Librescu, an aeronautics engineer and teacher at the school for 20 years, saved the lives of several students by using his body to barricade a classroom door before he was gunned down in Monday's massacre, which coincided with Holocaust Remembrance Day.
His son, Joe Librescu, The Associated Press on Tuesday that his mother received e-mails from students shortly after learning of her husband's death.
``My father blocked the doorway with his body and asked the students to flee,'' Joe Librescu said in a telephone interview from his home outside of Tel Aviv. ``Students started opening windows and jumping out.''
The gunman, identified as 23-year-old Cho Seung-Hui, an English major and native of South Korea, killed 32 people before committing suicide, officials said, in what was the deadliest shooting rampage in modern U.S. history.
Librescu, 76, had known hardship since his childhood.
When Romania joined forces with Nazi Germany in World War II, he was first interned at a labor camp in Transnistria and then deported along with his family and thousands of other Jews to a ghetto in the Romanian city of Focsani, his son said.
According to a report compiled by the Romanian government in 2004, between 280,000 and 380,000 Jews were killed by Romania's Nazi-allied regime during the war.
``We were in Romania during the Second World War, and we were Jews there among the Germans, and among the anti-Semitic Romanians,'' Marlena Librescu told Israeli Channel 10 TV on Tuesday.
After the war, Librescu became a successful engineer under the postwar communist government and worked at Romania's aerospace agency. But his career was stymied in the 1970s because he refused to swear allegiance to dictator Nicolae Ceausescu's regime, his son said, and he was later fired when he requested permission to move to Israel.
After years of government refusal, according to his son, Israeli Prime Minister Menachem Begin personally intervened to get the family an emigration permit. They moved to Israel in 1978.

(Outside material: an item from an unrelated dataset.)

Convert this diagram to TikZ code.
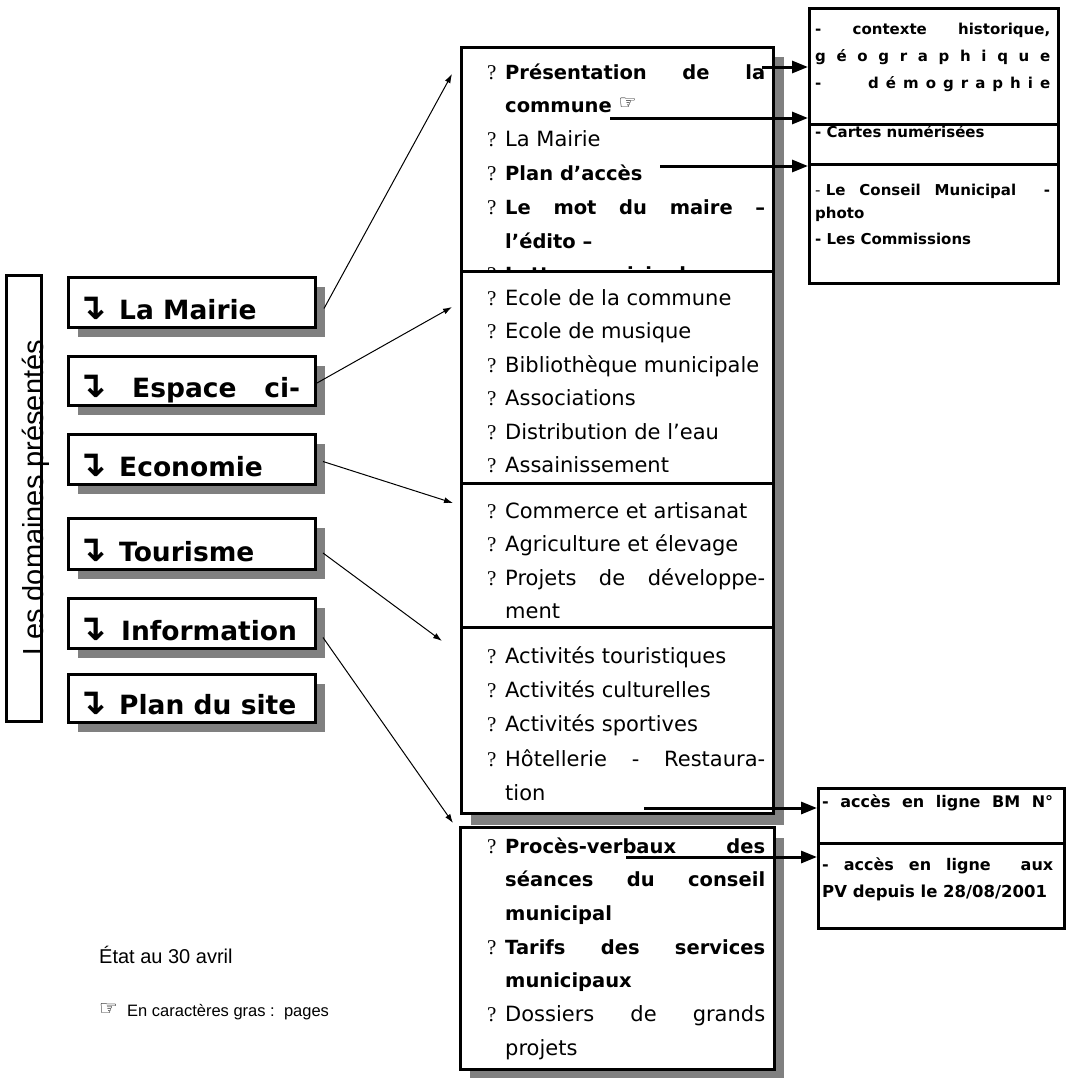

Librescu left Israel for Virginia in 1985 for a year sabbatical, but eventually made the move permanent, said Joe Librescu, who himself studied at Virginia Tech from 1989-1994. The elder Librescu, who was an engineering and math lecturer at the school, published extensively and received numerous awards for his work.
``His work was his life in a sense,'' his son said.
In Romania, the academic community mourned Librescu's death.
``It is a great loss,'' said Ecaterina Andronescu, rector of the Polytechnic University in Bucharest, where Librescu graduated in 1953. ``We have immense consideration for the way he reacted and defended his students with his life.''
At the university, where Librescu received an honorary degree in 2000, his picture was placed on a table and a candle was lit. People lay flowers nearby.
Professor Nicolae Serban Tomescu described Librescu as ``strong and dignified.''
``He had a huge affection for his students and he sacrificed his life for them,'' Tomescu told AP Television News.